Homogenized Lattice Boltzmann Model for Simulating Multi-Phase Flows in Heterogeneous Porous Media

TL;DR

This paper introduces a homogenized lattice Boltzmann model that effectively simulates multi-phase flows in complex heterogeneous porous media, maintaining accuracy and efficiency across multiple scales and interfaces.

Contribution

It combines grayscale and Shan-Chen methods to model sub-grid pore interactions, enabling accurate multi-phase flow simulation in heterogeneous porous structures.

Findings

Successfully tested on various single- and two-phase flow problems.

Demonstrated application to lithium-ion battery electrode microstructures.

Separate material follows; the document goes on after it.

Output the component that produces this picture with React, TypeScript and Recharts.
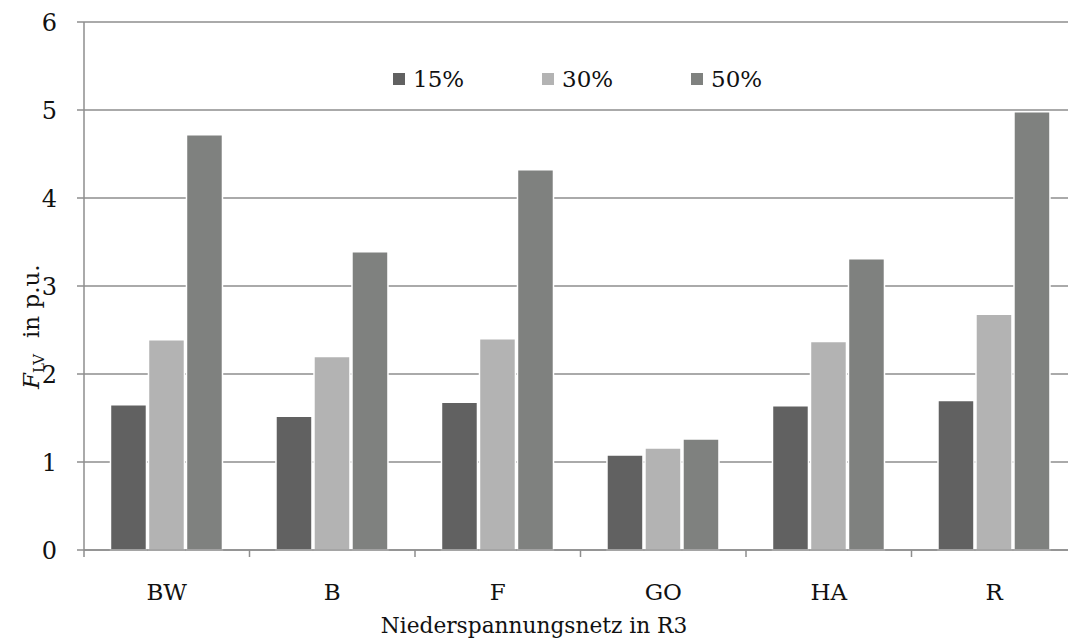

Advantages over existing methods in accuracy and ease of implementation.

Abstract

A new homogenization approach for the simulation of multi-phase flows in heterogeneous porous media is presented. It is based on the lattice Boltzmann method and combines the grayscale with the multi-component Shan-Chen method. Thus, it mimics fluid-fluid and solid-fluid interactions also within pores that are smaller than the numerical discretization. The model is successfully tested for a broad variety of single- and two-phase flow problems. Additionally, its application to multi-scale and multi-phase flow problems in porous media is demonstrated using the electrolyte filling process of realistic 3D lithium-ion battery electrode microstructures as an example. The new method shows advantages over comparable methods from literature. The interfacial tension and wetting conditions are independent and not affected by the homogenization. Moreover, all physical properties studied here are continuous even across interfaces of porous media. The method is consistent with the original multi-component Shan-Chen method. It is accurate, efficient, easy to implement, and can be applied to many research fields, especially where multi-phase fluid flow occurs in heterogeneous and multi-scale porous media.